= MHP Standing Together =

MHP Standing Together (Ukrainian: МХП Поруч) is a charitable foundation focused on the reintegration and readaptation of military veterans in Ukraine.

In 2023, the foundation MHP Standing Together received the International Business Culture Award as the best corporate social responsibility initiative. The foundation provides individual support and comprehensive assistance to servicemen, veterans, their families, and those waiting for loved ones to return from the front.

== History ==
The charitable foundation founded in May 2023 to support servicemen, veterans, their families, and those awaiting the return of loved ones from the front.

In October 2023, with the foundation's support, ACMP Ukraine released a leadership guide titled "Veteran Adaptation" aimed at helping managers effectively support veteran employees. In autumn 2023, MHP launched its own Center for Interaction with Servicemen and Veterans, providing personalized assistance and comprehensive support from the beginning of military service through reintegration into civilian life.

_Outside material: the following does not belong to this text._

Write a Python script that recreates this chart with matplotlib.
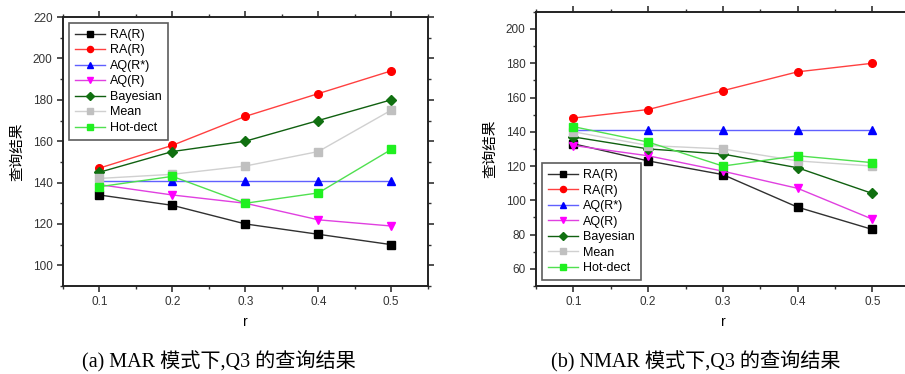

In January 2024, MHP's strategic partner, the charitable foundation "MHP – Hromadi", signed a memorandum of cooperation with Veteran Hub, focusing on reintegration, psychological support, and grants for veterans launching their own businesses.

In March 2024, the foundation partnered with Veteran Hub in developing support groups for individuals awaiting loved ones from the front lines. In April 2024, the foundation initiated the creation of an ESG Committee on veteran policy within the European Business Association, bringing together stakeholders from both the public and private sectors.

== Activity ==
The foundation supports defenders and their families both during military service and after returning from war. This includes humanitarian aid to military units, treatment and rehabilitation, legal and psychological support, social reintegration, and professional adaptation.

A dedicated Center for Interaction with Servicemen and Veterans operates systematically, along with a free hotline available 24/7.

Additional support for servicemen is provided by a cross-functional team of more than 30 specialists, uniting representatives of HR, CSR, security departments, occupational safety, psychologists, lawyers, health and rehabilitation experts, and vocational training specialists.

=== Support for Veteran Entrepreneurship ===
Since 2023, the foundation, together with its strategic partner the charitable foundation MHP-Hromadi, has supported grant competitions for veteran entrepreneurs and their families. These include programs such as: #Varto "Do Your Own Thing" (#Варто «РобиТИ своє»), "Do Your Own Thing" («Роби своє»), "Do Your Own Thing with Kurator" («Роби своє з Kurator»), and "Support for Microenterprises of War Veterans and Their Families – from Idea to Implementation in Vinnytsia region", among others.

=== Partnership with the State and Communities ===
In November 2023, the Veteran Hub PATRIOT opened in Kaniv, Cherkasy region, offering psychological and legal services, as well as employment support. The space hosts events for veterans, female veterans, their families, and families of the fallen.

In March 2024, a veteran center began operating in the Lviv region, providing professional legal and psychological consultations to visitors. In February 2024, a rehabilitation hall was opened at the Myronivka Hospital for Restorative Treatment in the Kyiv region. There, servicemen, veterans, and their families can receive treatment and rehabilitation after injuries and wounds.